## BEGIN

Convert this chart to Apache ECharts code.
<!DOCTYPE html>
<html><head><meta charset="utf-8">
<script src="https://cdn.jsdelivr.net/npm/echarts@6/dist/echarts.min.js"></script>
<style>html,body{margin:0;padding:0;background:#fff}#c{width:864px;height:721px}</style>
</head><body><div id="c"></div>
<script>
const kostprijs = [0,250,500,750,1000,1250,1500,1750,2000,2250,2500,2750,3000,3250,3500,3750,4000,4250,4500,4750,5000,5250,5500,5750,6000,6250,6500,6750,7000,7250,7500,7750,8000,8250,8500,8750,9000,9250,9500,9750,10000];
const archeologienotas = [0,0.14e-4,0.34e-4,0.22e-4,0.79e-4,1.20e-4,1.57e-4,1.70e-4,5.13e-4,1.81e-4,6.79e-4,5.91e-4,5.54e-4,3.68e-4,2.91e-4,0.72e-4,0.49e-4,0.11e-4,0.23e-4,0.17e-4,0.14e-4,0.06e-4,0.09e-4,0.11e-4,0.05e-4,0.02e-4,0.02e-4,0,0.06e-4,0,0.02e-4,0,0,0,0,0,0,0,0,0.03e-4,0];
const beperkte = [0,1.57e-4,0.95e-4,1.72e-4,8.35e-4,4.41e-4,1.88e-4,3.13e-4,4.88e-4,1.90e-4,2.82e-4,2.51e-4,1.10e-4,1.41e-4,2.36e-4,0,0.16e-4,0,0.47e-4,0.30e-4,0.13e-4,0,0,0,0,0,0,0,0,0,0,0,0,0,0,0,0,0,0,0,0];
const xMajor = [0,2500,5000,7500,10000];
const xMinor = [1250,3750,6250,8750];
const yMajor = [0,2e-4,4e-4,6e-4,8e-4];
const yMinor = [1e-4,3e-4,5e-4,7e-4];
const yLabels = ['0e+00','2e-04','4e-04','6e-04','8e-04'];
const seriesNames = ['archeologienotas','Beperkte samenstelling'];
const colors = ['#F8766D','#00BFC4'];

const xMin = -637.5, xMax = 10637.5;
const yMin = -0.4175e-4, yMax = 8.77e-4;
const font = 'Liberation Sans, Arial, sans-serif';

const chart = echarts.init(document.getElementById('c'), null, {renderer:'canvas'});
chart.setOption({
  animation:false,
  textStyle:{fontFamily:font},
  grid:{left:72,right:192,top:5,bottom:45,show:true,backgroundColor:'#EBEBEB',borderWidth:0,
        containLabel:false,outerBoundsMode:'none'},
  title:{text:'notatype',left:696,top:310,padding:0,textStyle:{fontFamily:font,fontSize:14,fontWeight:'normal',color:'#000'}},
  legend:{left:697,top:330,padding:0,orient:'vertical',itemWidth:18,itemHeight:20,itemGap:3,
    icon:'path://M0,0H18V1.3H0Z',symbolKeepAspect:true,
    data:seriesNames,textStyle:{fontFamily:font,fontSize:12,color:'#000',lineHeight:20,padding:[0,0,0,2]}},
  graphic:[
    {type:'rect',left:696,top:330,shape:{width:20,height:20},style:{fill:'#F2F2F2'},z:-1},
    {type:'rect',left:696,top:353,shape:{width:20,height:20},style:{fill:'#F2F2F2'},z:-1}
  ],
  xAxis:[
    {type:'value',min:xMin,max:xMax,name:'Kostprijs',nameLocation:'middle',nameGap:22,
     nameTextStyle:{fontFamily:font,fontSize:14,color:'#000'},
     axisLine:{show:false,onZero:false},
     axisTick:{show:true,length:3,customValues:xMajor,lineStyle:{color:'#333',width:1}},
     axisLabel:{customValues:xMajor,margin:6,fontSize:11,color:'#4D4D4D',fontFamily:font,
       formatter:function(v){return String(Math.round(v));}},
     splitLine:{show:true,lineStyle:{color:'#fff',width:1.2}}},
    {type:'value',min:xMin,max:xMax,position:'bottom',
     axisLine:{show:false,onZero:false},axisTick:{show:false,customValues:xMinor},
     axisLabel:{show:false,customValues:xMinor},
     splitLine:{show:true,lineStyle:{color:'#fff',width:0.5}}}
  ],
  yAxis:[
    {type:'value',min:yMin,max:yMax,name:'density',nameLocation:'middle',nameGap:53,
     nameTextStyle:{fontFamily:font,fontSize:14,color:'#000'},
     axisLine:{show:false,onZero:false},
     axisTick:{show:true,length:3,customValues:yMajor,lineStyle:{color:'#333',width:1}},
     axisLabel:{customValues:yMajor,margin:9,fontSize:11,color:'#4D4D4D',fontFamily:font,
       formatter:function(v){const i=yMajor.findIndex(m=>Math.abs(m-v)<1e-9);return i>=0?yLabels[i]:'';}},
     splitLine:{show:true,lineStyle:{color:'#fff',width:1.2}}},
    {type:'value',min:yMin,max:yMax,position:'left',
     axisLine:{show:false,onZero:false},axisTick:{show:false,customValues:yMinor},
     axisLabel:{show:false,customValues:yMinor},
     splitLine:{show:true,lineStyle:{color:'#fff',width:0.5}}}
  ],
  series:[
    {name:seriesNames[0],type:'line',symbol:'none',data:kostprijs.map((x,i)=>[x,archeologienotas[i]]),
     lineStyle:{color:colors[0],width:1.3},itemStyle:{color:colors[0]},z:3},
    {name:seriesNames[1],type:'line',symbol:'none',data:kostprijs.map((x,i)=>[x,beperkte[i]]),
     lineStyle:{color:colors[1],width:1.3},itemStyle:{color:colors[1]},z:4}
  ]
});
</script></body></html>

## END

## Written problem
Extract all of the data shown above and repeat it verbatim.

## Problem solution
Convert this chart to Apache ECharts code.
<!DOCTYPE html>
<html><head><meta charset="utf-8">
<script src="https://cdn.jsdelivr.net/npm/echarts@6/dist/echarts.min.js"></script>
<style>html,body{margin:0;padding:0;background:#fff}#c{width:864px;height:721px}</style>
</head><body><div id="c"></div>
<script>
const kostprijs = [0,250,500,750,1000,1250,1500,1750,2000,2250,2500,2750,3000,3250,3500,3750,4000,4250,4500,4750,5000,5250,5500,5750,6000,6250,6500,6750,7000,7250,7500,7750,8000,8250,8500,8750,9000,9250,9500,9750,10000];
const archeologienotas = [0,0.14e-4,0.34e-4,0.22e-4,0.79e-4,1.20e-4,1.57e-4,1.70e-4,5.13e-4,1.81e-4,6.79e-4,5.91e-4,5.54e-4,3.68e-4,2.91e-4,0.72e-4,0.49e-4,0.11e-4,0.23e-4,0.17e-4,0.14e-4,0.06e-4,0.09e-4,0.11e-4,0.05e-4,0.02e-4,0.02e-4,0,0.06e-4,0,0.02e-4,0,0,0,0,0,0,0,0,0.03e-4,0];
const beperkte = [0,1.57e-4,0.95e-4,1.72e-4,8.35e-4,4.41e-4,1.88e-4,3.13e-4,4.88e-4,1.90e-4,2.82e-4,2.51e-4,1.10e-4,1.41e-4,2.36e-4,0,0.16e-4,0,0.47e-4,0.30e-4,0.13e-4,0,0,0,0,0,0,0,0,0,0,0,0,0,0,0,0,0,0,0,0];
const xMajor = [0,2500,5000,7500,10000];
const xMinor = [1250,3750,6250,8750];
const yMajor = [0,2e-4,4e-4,6e-4,8e-4];
const yMinor = [1e-4,3e-4,5e-4,7e-4];
const yLabels = ['0e+00','2e-04','4e-04','6e-04','8e-04'];
const seriesNames = ['archeologienotas','Beperkte samenstelling'];
const colors = ['#F8766D','#00BFC4'];

const xMin = -637.5, xMax = 10637.5;
const yMin = -0.4175e-4, yMax = 8.77e-4;
const font = 'Liberation Sans, Arial, sans-serif';

const chart = echarts.init(document.getElementById('c'), null, {renderer:'canvas'});
chart.setOption({
  animation:false,
  textStyle:{fontFamily:font},
  grid:{left:72,right:192,top:5,bottom:45,show:true,backgroundColor:'#EBEBEB',borderWidth:0,
        containLabel:false,outerBoundsMode:'none'},
  title:{text:'notatype',left:696,top:310,padding:0,textStyle:{fontFamily:font,fontSize:14,fontWeight:'normal',color:'#000'}},
  legend:{left:697,top:330,padding:0,orient:'vertical',itemWidth:18,itemHeight:20,itemGap:3,
    icon:'path://M0,0H18V1.3H0Z',symbolKeepAspect:true,
    data:seriesNames,textStyle:{fontFamily:font,fontSize:12,color:'#000',lineHeight:20,padding:[0,0,0,2]}},
  graphic:[
    {type:'rect',left:696,top:330,shape:{width:20,height:20},style:{fill:'#F2F2F2'},z:-1},
    {type:'rect',left:696,top:353,shape:{width:20,height:20},style:{fill:'#F2F2F2'},z:-1}
  ],
  xAxis:[
    {type:'value',min:xMin,max:xMax,name:'Kostprijs',nameLocation:'middle',nameGap:22,
     nameTextStyle:{fontFamily:font,fontSize:14,color:'#000'},
     axisLine:{show:false,onZero:false},
     axisTick:{show:true,length:3,customValues:xMajor,lineStyle:{color:'#333',width:1}},
     axisLabel:{customValues:xMajor,margin:6,fontSize:11,color:'#4D4D4D',fontFamily:font,
       formatter:function(v){return String(Math.round(v));}},
     splitLine:{show:true,lineStyle:{color:'#fff',width:1.2}}},
    {type:'value',min:xMin,max:xMax,position:'bottom',
     axisLine:{show:false,onZero:false},axisTick:{show:false,customValues:xMinor},
     axisLabel:{show:false,customValues:xMinor},
     splitLine:{show:true,lineStyle:{color:'#fff',width:0.5}}}
  ],
  yAxis:[
    {type:'value',min:yMin,max:yMax,name:'density',nameLocation:'middle',nameGap:53,
     nameTextStyle:{fontFamily:font,fontSize:14,color:'#000'},
     axisLine:{show:false,onZero:false},
     axisTick:{show:true,length:3,customValues:yMajor,lineStyle:{color:'#333',width:1}},
     axisLabel:{customValues:yMajor,margin:9,fontSize:11,color:'#4D4D4D',fontFamily:font,
       formatter:function(v){const i=yMajor.findIndex(m=>Math.abs(m-v)<1e-9);return i>=0?yLabels[i]:'';}},
     splitLine:{show:true,lineStyle:{color:'#fff',width:1.2}}},
    {type:'value',min:yMin,max:yMax,position:'left',
     axisLine:{show:false,onZero:false},axisTick:{show:false,customValues:yMinor},
     axisLabel:{show:false,customValues:yMinor},
     splitLine:{show:true,lineStyle:{color:'#fff',width:0.5}}}
  ],
  series:[
    {name:seriesNames[0],type:'line',symbol:'none',data:kostprijs.map((x,i)=>[x,archeologienotas[i]]),
     lineStyle:{color:colors[0],width:1.3},itemStyle:{color:colors[0]},z:3},
    {name:seriesNames[1],type:'line',symbol:'none',data:kostprijs.map((x,i)=>[x,beperkte[i]]),
     lineStyle:{color:colors[1],width:1.3},itemStyle:{color:colors[1]},z:4}
  ]
});
</script></body></html>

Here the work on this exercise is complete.